I’ve been posting OddVoices dev logs on my blog. I’m here to share a few choice updates.
First, I have registered oddvoices.org, the new home of the web frontend:
Also we have the addition of a new voice, Air Navier, and incorporation of real vocal pitch phenomena such as “preparation” (sliding away from the target pitch before sliding towards it) and “overshoot” (sliding past the target pitch, then changing direction). See images, derived by running real vocal data through a pitch tracker.
Thanks for sharing this, and your blog, it’s interesting to understand how it all works… Looking forward to a Supercollider version one day!
[P.s.: I don’t know if you’ve come across FoF synthesis in your research, but it might be interesting to check out. FoF is a French acronym, and means “formant wave function” synthesis. It was used by the Ircam CHANT project back in the day and produced some really nice sounding singing voices. I think it pre-dates PSOLA, and has some similarities as well. There’s an example clip from CHANT here]
Thanks for the links.

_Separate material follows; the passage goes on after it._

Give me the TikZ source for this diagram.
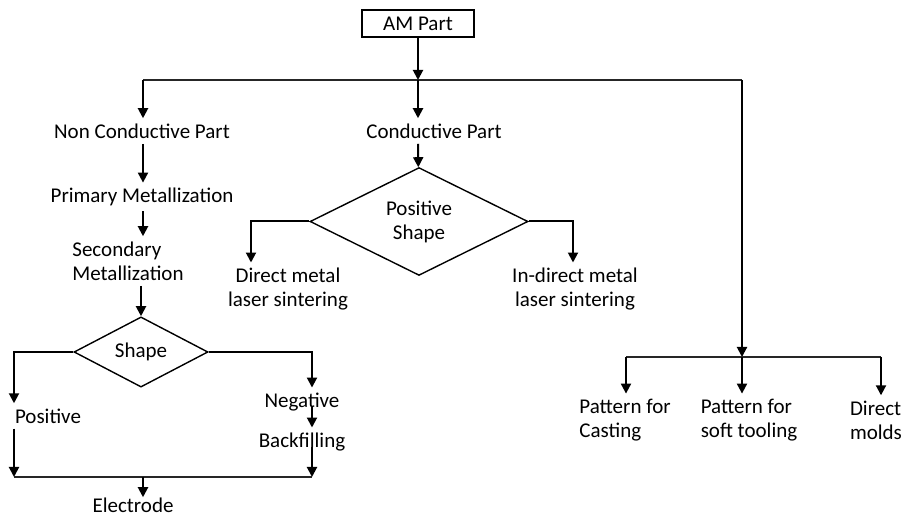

In the textbook Text-to-Speech Synthesis, Paul Taylor describes how speech synthesizers evolved over time in “generations.” The first generation of speech synths was developed in the 70’s and 80’s and uses parametric control of formants in schemes like FOF, windowed sync, and LPC.
OddVoices is a second-gen singing synthesizer, modeled after late 80’s and 90’s speech synths that use sample playback with time-frequency modification. MBROLA also falls in this category.
Unit selection, like in your second link, is a third-generation method along with Hidden Markov Models (the recent Casio synth is apparently based on Sinsy, which is HMM-based). They sound great due to their heavy use of contextual information to select samples. In the past decade, deep learning approaches have sprung up that could be called “fourth generation.”
The downsides of the later generations are that they require enormous amounts of training data to work their magic. When deciding which approach I wanted to go with at the inception of OddVoices, I made a deliberate tradeoff because I don’t have the resources to record long hours of singing. The benefit is that new voice banks can be created with not too much work, enabling a wide diversity of voices in the project.